Detalhes bibliográficos
Ano de defesa: 2023
Autor(a) principal: Cano, Lyang Higa
Orientador(a): Não Informado pela instituição
Banca de defesa: Não Informado pela instituição
Tipo de documento: Dissertação
Tipo de acesso: Acesso aberto
Idioma: eng
Instituição de defesa: Biblioteca Digitais de Teses e Dissertações da USP
Programa de Pós-Graduação: Não Informado pela instituição
Departamento: Não Informado pela instituição
País: Não Informado pela instituição
Palavras-chave em Português:
Link de acesso: https://www.teses.usp.br/teses/disponiveis/95/95131/tde-09012024-171914/
Resumo: Plasmodium falciparum is the causative agent of malaria, a disease responsible for a significant number of global deaths. Decades of integrative research, encompassing genomics, transcriptomics, cell biology, and host interactions, have been dedicated to combating this parasite. As an eukaryotic intracellular pathogen, P. falciparum regulates its protein activity through the ubiquitin-proteasome system (UPS), orchestrating essential cellular processes. The UPS pathway operates through a three-step enzymatic cascade involving three distinct groups: E1, E2, and E3 enzymes. An intricate puzzle lies in the identification of enzyme triples (E1, E2, E3) that collaborate within the same chain reaction during the intraerythrocytic developmental cycle (IDC) in P. falciparum.
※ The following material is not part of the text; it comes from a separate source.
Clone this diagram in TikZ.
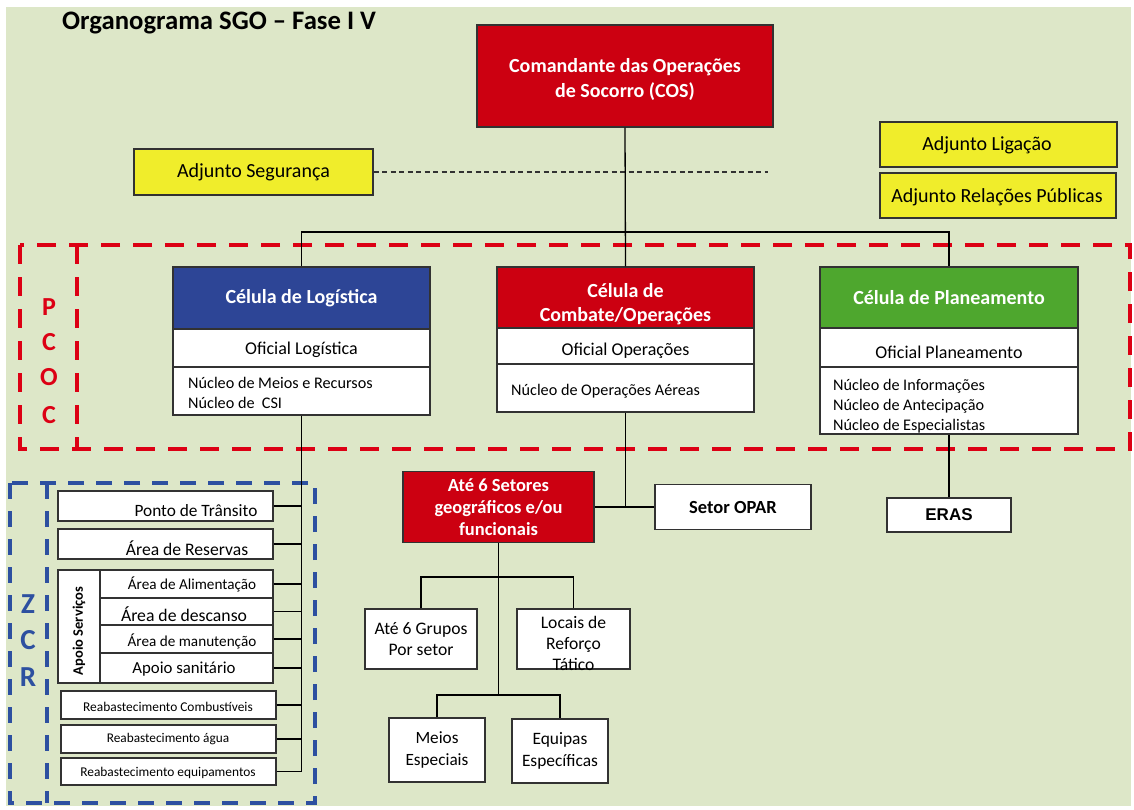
\documentclass[tikz,border=0pt]{standalone}
\usepackage{fontspec}
\setmainfont{Carlito}
\newfontfamily\arialf{Liberation Sans}
\newcommand\myfs[2]{\fontsize{#1}{#2}\selectfont}
\definecolor{bg}{RGB}{221,231,200}
\definecolor{cred}{RGB}{204,0,17}
\definecolor{cyel}{RGB}{240,237,43}
\definecolor{cblue}{RGB}{45,69,150}
\definecolor{cgreen}{RGB}{78,167,46}
\definecolor{dred}{RGB}{220,0,20}
\definecolor{dblue}{RGB}{45,80,160}
\definecolor{bline}{RGB}{50,50,50}
\tikzset{
  box/.style={draw=bline, line width=1.4pt, inner sep=0pt, align=center, fill=white},
  conn/.style={draw=black, line width=1.3pt},
  bus/.style={draw=black, line width=1.8pt},
  txt/.style={inner sep=0pt, align=center},
  ltxt/.style={inner sep=0pt, align=left, anchor=west},
  reddash/.style={draw=dred, line width=4.5pt, dash pattern=on 19pt off 13pt},
  bluedash/.style={draw=dblue, line width=3.5pt, dash pattern=on 16pt off 12pt},
}
\begin{document}
\begin{tikzpicture}[x=1pt,y=-1pt]
\useasboundingbox (0,0) rectangle (1134,809);
\fill[white] (0,0) rectangle (1134,809);
\fill[bg] (6,7) rectangle (1131,806);

% title
\node[txt, anchor=west, font=\myfs{26.7}{30}\bfseries] (title) at (62,23) {Organograma SGO – Fase I V};

% PCOC frame
\draw[reddash] (20,245) rectangle (1130,449);
\draw[reddash] (77,245) -- (77,449);
\foreach \l/\yy in {P/307,C/342,O/377,C/415}
  \node[txt, text=dred, font=\myfs{26}{28}\bfseries] at (49,\yy) {\l};

% ZCR frame
\draw[bluedash] (10,483) rectangle (315,803);
\draw[bluedash] (47,483) -- (47,803);
\foreach \l/\yy in {Z/604,C/640,R/677}
  \node[txt, text=dblue, font=\myfs{29}{30}\bfseries] at (28,\yy) {\l};

% COS
\node[box, fill=cred, text=white, minimum width=296pt, minimum height=102pt] (cos) at (625,76) {};
\node[txt, text=white, font=\myfs{20}{25}\bfseries] at (625,79) {Comandante das Operações\\de Socorro (COS)};

% adjuncts
\node[box, fill=cyel, minimum width=239pt, minimum height=46pt, font=\myfs{20}{22}] (adjS) at (253.5,172) {Adjunto Segurança};
\node[box, fill=cyel, minimum width=237pt, minimum height=45pt] (adjL) at (998.5,144.5) {};
\node[txt, font=\myfs{20}{22}] at (987,145.5) {Adjunto Ligação};
\node[box, fill=cyel, minimum width=236pt, minimum height=45pt] (adjR) at (998,195.5) {};
\node[txt, font=\myfs{20}{22}] at (997,197) {Adjunto Relações Públicas};
\coordinate (dashend) at (768,172);
\draw[line width=1.2pt, dash pattern=on 5pt off 3.5pt, draw=bline] (adjS.east) -- (dashend);

% cells
\node[box, fill=cblue, text=white, minimum width=257pt, minimum height=62pt, font=\myfs{20}{24}\bfseries] (logH) at (301.5,298) {Célula de Logística};
\node[box, minimum width=257pt, minimum height=38pt] (logO) at (301.5,348) {};
\node[txt, font=\myfs{18}{20}] at (301.5,350) {Oficial Logística};
\node[box, minimum width=257pt, minimum height=48pt] (logN) at (301.5,391) {};
\node[ltxt, font=\myfs{16.2}{20}] at (188,393) {Núcleo de Meios e Recursos\\Núcleo de\ \ CSI};

\node[box, fill=cred, text=white, minimum width=257pt, minimum height=61pt] (comH) at (625.5,297.5) {};
\node[txt, text=white, font=\myfs{20}{24}\bfseries] at (625.5,304) {Célula de\\Combate/Operações};
\node[box, minimum width=257pt, minimum height=36pt] (comO) at (625.5,346) {};
\node[txt, font=\myfs{18}{20}] at (625.5,351) {Oficial Operações};
\node[box, minimum width=257pt, minimum height=48pt] (comN) at (625.5,388) {};
\node[ltxt, font=\myfs{16.2}{20}] at (511,391) {Núcleo de Operações Aéreas};

\node[box, fill=cgreen, text=white, minimum width=258pt, minimum height=61pt, font=\myfs{20}{24}\bfseries] (plaH) at (949,297.5) {Célula de Planeamento};
\node[box, minimum width=258pt, minimum height=39pt] (plaO) at (949,347.5) {};
\node[txt, font=\myfs{18}{20}] at (949,352) {Oficial Planeamento};
\node[box, minimum width=258pt, minimum height=67pt] (plaN) at (949,400.5) {};
\node[ltxt, font=\myfs{16.2}{20}] at (833,406) {Núcleo de Informações\\Núcleo de Antecipação\\Núcleo de Especialistas};

% top connectors
\coordinate (jtop) at (625.5,232);
\draw[conn] (cos.south) -- (comH.north);
\draw[conn] (logH.north) |- (jtop) -| (plaH.north);

% ZCR list
\node[box, minimum width=215pt, minimum height=30pt] (ponto) at (165.5,506) {};
\node[txt, font=\myfs{17.3}{18}] at (196,511) {Ponto de Trânsito};
\node[box, minimum width=215pt, minimum height=30pt] (reserv) at (165.5,544) {};
\node[txt, font=\myfs{17.6}{18}] at (187,548) {Área de Reservas};
\node[box, minimum width=42pt, minimum height=113pt] (apoio) at (79,626.5) {};
\node[txt, rotate=90, font=\myfs{14.5}{16}\bfseries] at (79,631) {Apoio Serviços};
\node[box, minimum width=173pt, minimum height=28pt] (alim) at (186.5,584) {};
\node[txt, font=\myfs{15.2}{16}] at (192,584) {Área de Alimentação};
\node[box, minimum width=173pt, minimum height=27pt] (desc) at (186.5,611.5) {};
\node[txt, font=\myfs{17.7}{18}] at (184,614) {Área de descanso};
\node[box, minimum width=173pt, minimum height=28pt] (manu) at (186.5,639) {};
\node[txt, font=\myfs{15.2}{16}] at (192,641) {Área de manutenção};
\node[box, minimum width=173pt, minimum height=30pt] (sanit) at (186.5,668) {};
\node[txt, font=\myfs{16.8}{18}] at (184,669) {Apoio sanitário};
\node[box, minimum width=215pt, minimum height=28pt] (comb) at (168.5,705) {};
\node[txt, font=\myfs{13.4}{14}] at (168,707) {Reabastecimento Combustíveis};
\node[box, minimum width=215pt, minimum height=28pt] (agua) at (168.5,739) {};
\node[txt, font=\myfs{13.3}{14}] at (168,739) {Reabastecimento água};
\node[box, minimum width=215pt, minimum height=27pt] (equi) at (168.5,771.5) {};
\node[txt, font=\myfs{13.4}{14}] at (168,773) {Reabastecimento equipamentos};

\coordinate (zbus) at (301.5,772);
\draw[bus] (logN.south) -- (zbus);
\foreach \n in {ponto,reserv,alim,desc,manu,sanit,comb,agua,equi}
  \draw[conn] (\n.east) -- (\n.east -| zbus);

% sectors
\node[box, fill=cred, text=white, minimum width=191pt, minimum height=71pt, font=\myfs{18.5}{22}\bfseries] (sect) at (498.5,507) {Até 6 Setores\\geográficos e/ou\\funcionais};
\node[box, minimum width=156pt, minimum height=45pt, font=\myfs{18.5}{20}\bfseries] (opar) at (733,507) {Setor OPAR};
\draw[conn] (comN.south) |- (sect.east);
\draw[conn] (sect.east) -- (opar.west);

% ERAS
\node[box, minimum width=124pt, minimum height=34pt, font=\arialf\myfs{17}{18}\bfseries] (eras) at (949,515) {ERAS};
\draw[conn] (plaN.south) -- (eras.north);

% groups
\node[box, minimum width=112pt, minimum height=60pt, font=\myfs{17.6}{21}] (grp) at (421,639) {Até 6 Grupos\\Por setor};
\node[box, minimum width=113pt, minimum height=60pt] (loc) at (573.5,639) {};
\node[txt, font=\myfs{17.6}{21}] at (573.5,643) {Locais de\\Reforço\\Tático};
\node[box, minimum width=96pt, minimum height=64pt, font=\myfs{17.2}{22}] (meios) at (437,750) {Meios\\Especiais};
\node[box, minimum width=96pt, minimum height=64pt, font=\myfs{17.4}{22}] (equip) at (560,751) {Equipas\\Específicas};
\coordinate (j1) at (498.5,577);
\coordinate (j2) at (498.5,695);
\draw[bus] (sect.south) -- (j2);
\draw[conn] (grp.north) |- (j1) -| (loc.north);
\draw[conn] (meios.north) |- (j2) -| (equip.north);
\end{tikzpicture}
\end{document}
This quest is significant given the incomplete understanding of this phenomenon and its potential impact on malaria control. To address this problem, we propose an innovative approacha Gene Co-expression Network (GCN) model for the systematic ranking of enzyme triples (E1, E2, E3). This model, based on the concept that co-expressed genes are likely involved in the same biological processes, provides an avenue to identify triples operating in tandem. The model\'s efficacy was tested across seven temporal RNA-Seq transcriptome datasets, each representing distinct experimental conditions and temporal stages during the IDC. Remarkably, our model revealed three triples (E1, E2, E3) that consistently collaborated across all seven datasets, demonstrating remarkable stability amidst varying experimental contexts. This research not only enhances our comprehension of the UPS pathway in P. falciparum but also sheds light on potential targets for combating malaria. By deciphering the Ubiquitin Code, we aim to unravel the mechanisms underpinning critical biological processes, ultimately contributing to the global battle against malaria.